The 2014 season will be Calvin Johnson's eighth with the Lions. (Daniel Mears / Detroit News)
The cost of season tickets for the Lions will increase an average of 8.2 percent in 2014 as they become the NFL's first team to switch to a variable pricing system.
The new ticketing system will assign each game to one of three pricing categories depending on the anticipated demand.
Tier pricing is popular in other leagues, including Major League Baseball. The Tigers have instituted it for several years.
The Lions last raised ticket prices after the 2011 season, and the last bump before then was after the 2007 season. The team has yet to host a home playoff game at Ford Field, which opened in 2002.
The two exhibition games will be in the lowest tier and will decrease about 70 percent in price. A team spokesman said fans have said for years they didn't want to pay regular-season prices for preseason games, so the exhibitions now will cost season-ticket holders about $30.
The regular season will be divided into mid-level games and high-profile games, such as Thanksgiving or primetime games. The more expensive "touchdown" games in 2014 are against the Chicago Bears, Green Bay Packers, New Orleans Saints and either the Buffalo Bills or Miami Dolphins, depending on which visits Detroit for Thanksgiving.

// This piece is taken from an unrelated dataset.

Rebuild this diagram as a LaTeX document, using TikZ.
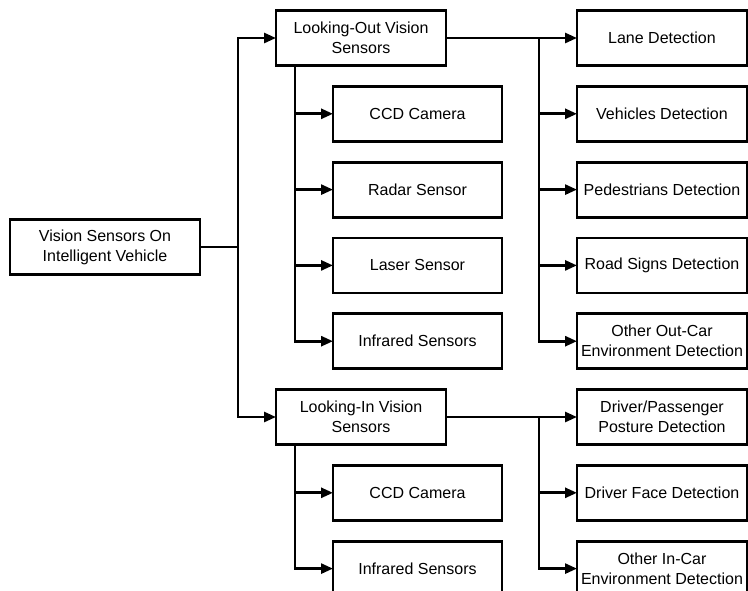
\documentclass[tikz,border=0pt]{standalone}
\usepackage{fontspec}
\setmainfont{Liberation Sans}
\usepackage{tikz}
\usetikzlibrary{arrows.meta, positioning}

\tikzset{
    blk/.style={draw, rectangle, line width=2.8pt, fill=white, outer sep=0pt,
        minimum width=170pt, minimum height=55pt, inner sep=2pt, align=center,
        font=\fontsize{16}{20}\selectfont},
    rootblk/.style={blk, minimum width=190pt},
    sensblk/.style={blk, minimum width=169pt},
    detblk/.style={blk, minimum width=170pt},
    link/.style={line width=2.7pt},
    arr/.style={link, -{Triangle[length=12pt,width=10pt]}}
}

\begin{document}
\begin{tikzpicture}[x=1pt, y=-1pt, node distance=20.8pt]
    \useasboundingbox (0,0) rectangle (748,590);
    \clip (0,0) rectangle (748,590);

    \node[rootblk] (root) at (105,247) {Vision Sensors On\\Intelligent Vehicle};

    % detections down the right column
    \node[detblk] (lane) at (662,38) {Lane Detection};
    \node[detblk, below=of lane] (vehicle) {Vehicles Detection};
    \node[detblk, below=of vehicle] (pedestrian) {Pedestrians Detection};
    \node[detblk, below=of pedestrian] (roadsign) {Road Signs Detection};
    \node[detblk, below=of roadsign] (outcar) {Other Out-Car\\Environment Detection};
    \node[detblk, below=of outcar] (posture) {Driver/Passenger\\Posture Detection};
    \node[detblk, below=of posture] (face) {Driver Face Detection};
    \node[detblk, below=of face] (incar) {Other In-Car\\Environment Detection};

    % the two sensor groups
    \node[blk] (lookout) at (361,38) {Looking-Out Vision\\Sensors};
    \node[blk] (lookin) at (lookout |- posture) {Looking-In Vision\\Sensors};

    \node[sensblk] (outcam) at (417.5,0 |- vehicle) {CCD Camera};
    \node[sensblk, below=of outcam] (radar) {Radar Sensor};
    \node[sensblk, below=of radar] (laser) {Laser Sensor};
    \node[sensblk, below=of laser] (outir) {Infrared Sensors};
    \node[sensblk] (incam) at (outcam |- face) {CCD Camera};
    \node[sensblk, below=of incam] (inir) {Infrared Sensors};

    \draw[link] (root.east) -- ++(38,0) coordinate (fork);
    \draw[arr] (fork) |- (lookout);
    \draw[arr] (fork) |- (lookin);

    \foreach \s in {outcam, radar, laser, outir}
        \draw[arr] ([xshift=19pt]lookout.south west) |- (\s);
    \foreach \s in {incam, inir}
        \draw[arr] ([xshift=19pt]lookin.south west) |- (\s);

    \draw[link] (lookout.east) -- ++(93,0) coordinate (outfork);
    \foreach \d in {lane, vehicle, pedestrian, roadsign, outcar}
        \draw[arr] (outfork) |- (\d);

    \draw[link] (lookin.east) -- ++(93,0) coordinate (infork);
    \foreach \d in {posture, face, incar}
        \draw[arr] (infork) |- (\d);
\end{tikzpicture}
\end{document}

The mid-level "field goal" visitors next season are the Minnesota Vikings, Tampa Bay Buccaneers, New York Giants and either the Bills or Dolphins.
In the end, Lions season-ticket holders will see an 8.2-percent average increase in their package price, and the average price per game will bump to $83.36, the team announced Monday. Despite the increase, the Lions will rank no higher than 25th in average ticket prices next season, assuming other teams don't decrease their prices, the team said.

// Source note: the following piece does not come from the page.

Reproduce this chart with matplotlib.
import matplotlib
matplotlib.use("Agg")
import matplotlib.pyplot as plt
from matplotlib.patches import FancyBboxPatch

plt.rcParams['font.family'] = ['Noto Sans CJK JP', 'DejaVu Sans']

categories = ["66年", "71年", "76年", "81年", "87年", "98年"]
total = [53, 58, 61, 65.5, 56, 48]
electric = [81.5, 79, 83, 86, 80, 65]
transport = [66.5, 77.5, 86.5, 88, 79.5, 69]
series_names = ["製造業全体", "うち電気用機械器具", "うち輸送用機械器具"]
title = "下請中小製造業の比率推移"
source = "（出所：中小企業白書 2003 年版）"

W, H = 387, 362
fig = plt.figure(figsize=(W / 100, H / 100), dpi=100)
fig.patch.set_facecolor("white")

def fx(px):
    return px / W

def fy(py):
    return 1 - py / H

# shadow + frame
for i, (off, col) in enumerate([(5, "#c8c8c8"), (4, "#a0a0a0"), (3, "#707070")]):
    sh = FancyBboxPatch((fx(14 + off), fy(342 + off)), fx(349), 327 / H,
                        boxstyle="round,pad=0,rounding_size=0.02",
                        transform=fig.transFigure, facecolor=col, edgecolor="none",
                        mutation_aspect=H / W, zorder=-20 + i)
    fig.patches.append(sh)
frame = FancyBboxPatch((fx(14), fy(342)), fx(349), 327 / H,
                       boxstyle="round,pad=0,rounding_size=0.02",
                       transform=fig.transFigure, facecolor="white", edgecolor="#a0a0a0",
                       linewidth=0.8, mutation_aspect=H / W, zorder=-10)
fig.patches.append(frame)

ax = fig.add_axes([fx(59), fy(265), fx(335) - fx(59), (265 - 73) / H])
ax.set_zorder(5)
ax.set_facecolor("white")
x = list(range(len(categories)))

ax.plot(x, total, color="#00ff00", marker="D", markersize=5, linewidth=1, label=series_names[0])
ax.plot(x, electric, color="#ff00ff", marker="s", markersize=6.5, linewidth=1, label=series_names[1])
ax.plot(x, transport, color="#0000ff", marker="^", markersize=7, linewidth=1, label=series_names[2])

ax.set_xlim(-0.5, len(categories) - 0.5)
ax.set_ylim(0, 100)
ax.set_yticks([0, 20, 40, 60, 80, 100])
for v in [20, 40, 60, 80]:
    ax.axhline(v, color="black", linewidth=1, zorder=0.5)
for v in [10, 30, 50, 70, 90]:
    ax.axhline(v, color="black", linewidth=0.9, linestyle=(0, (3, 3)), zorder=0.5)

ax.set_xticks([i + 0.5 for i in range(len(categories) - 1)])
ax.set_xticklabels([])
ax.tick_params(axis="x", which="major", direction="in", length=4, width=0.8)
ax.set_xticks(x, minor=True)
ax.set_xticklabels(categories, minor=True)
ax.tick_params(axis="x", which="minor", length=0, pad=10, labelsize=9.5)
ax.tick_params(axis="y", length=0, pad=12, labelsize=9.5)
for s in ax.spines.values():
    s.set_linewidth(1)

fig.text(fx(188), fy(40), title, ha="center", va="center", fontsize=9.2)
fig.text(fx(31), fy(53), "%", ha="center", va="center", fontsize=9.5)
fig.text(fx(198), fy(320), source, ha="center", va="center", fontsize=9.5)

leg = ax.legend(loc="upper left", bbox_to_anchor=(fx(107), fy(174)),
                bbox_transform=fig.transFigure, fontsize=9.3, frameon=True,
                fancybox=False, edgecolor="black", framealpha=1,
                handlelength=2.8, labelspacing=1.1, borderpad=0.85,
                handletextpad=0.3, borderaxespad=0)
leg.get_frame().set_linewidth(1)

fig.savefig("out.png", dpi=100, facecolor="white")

The Lions ranked 29th in average ticket price last season.
“The decision to incorporate an increase in overall ticket pricing was made after careful consideration,” Lions president Tom Lewand said in a press release. “To remain competitive in the NFL and offer an extraordinary fan experience, we need to be able to invest right back into our product, and that’s exactly what we’ll continue to do.”
The Lions finished the 2013 season 7-9, collapsing after a 6-3 start.